He was not an archaeologist. He was not there to make a discovery. He was passing by. But he recognized that the stones had something different and alerted the authorities. The canton went to see. And confirmed: beneath the ground was the foundation of a Roman building. “It quickly became clear: a Roman building is buried here,” said the official statement from the Canton of Solothurn. The foundation was shockingly close to the highway — the photographs released by the canton show the stones just a few centimeters from the asphalted surface where vehicles circulate daily.

The most revealing, however, was not the proximity. It was what the canton added about the history of those stones: “As early as the 1860s, an ancient structure made of pebble and granite stones was excavated at this site.” The same structure had been partially discovered 165 years earlier. But the exact location of the building had been lost in time — no map, no record precise enough to say exactly where to dig again. Until a pedestrian looked at the ground in the right place.

What it means to find what has already been found — and lost

The story of the 1860 excavation says something about how archaeological knowledge accumulates and disperses over the centuries — and about why rediscovering a lost site is no less significant than discovering a new site. According to Fox News, the canton was explicit: “The exact location of the ‘ancient structure’ remained unknown. Until now.” The 1860 excavation had documented the existence of a structure made of pebble and granite stones at the site.

Stones seen by a pedestrian revealed forgotten Roman ruins under Swiss highway
Image: Canton of Solothurn via Facebook

But the documentation standards of the 19th century did not include GPS coordinates, aerial photographs, or precise topographical surveys.
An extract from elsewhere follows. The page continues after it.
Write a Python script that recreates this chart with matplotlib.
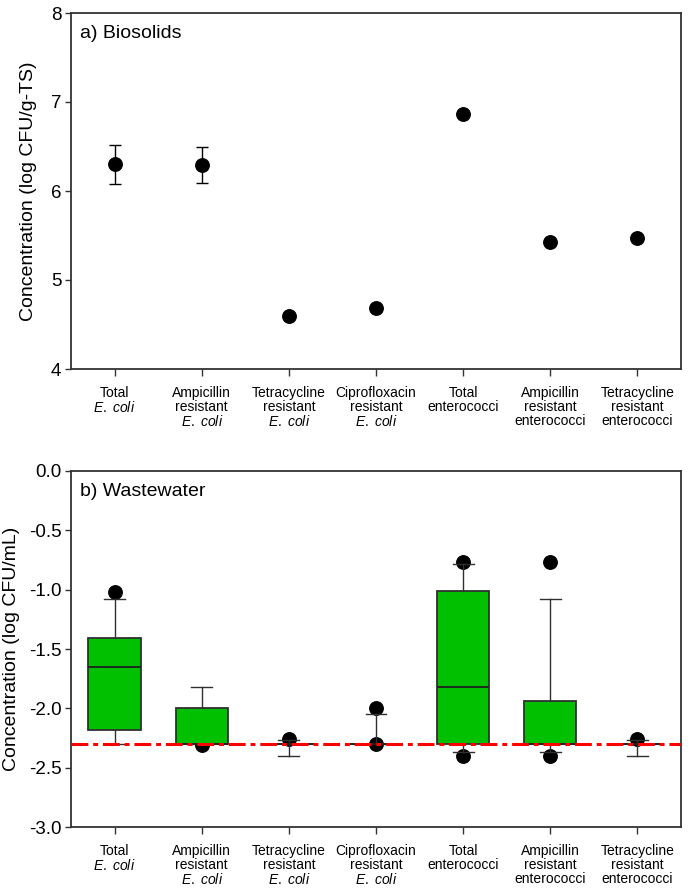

What existed were textual descriptions and possibly hand-drawn sketches — enough to know there was something there, insufficient to find it with certainty 165 years later. It is a recurring problem in European archaeology: hundreds of sites were partially excavated in the 19th and early 20th centuries with techniques that would now be considered inadequate, producing imprecise records that leave subsequent generations of researchers knowing something exists but unable to locate it accurately.

Switzerland has a particularly dense layer of this problem — the territory was crossed by Roman routes, colonized by Roman settlements, and then rebuilt upon itself during two millennia of continuous urban history. The relationship between what is known to exist beneath the Swiss soil and what has been effectively located and documented with modern precision is one of the most active frontiers of European archaeology.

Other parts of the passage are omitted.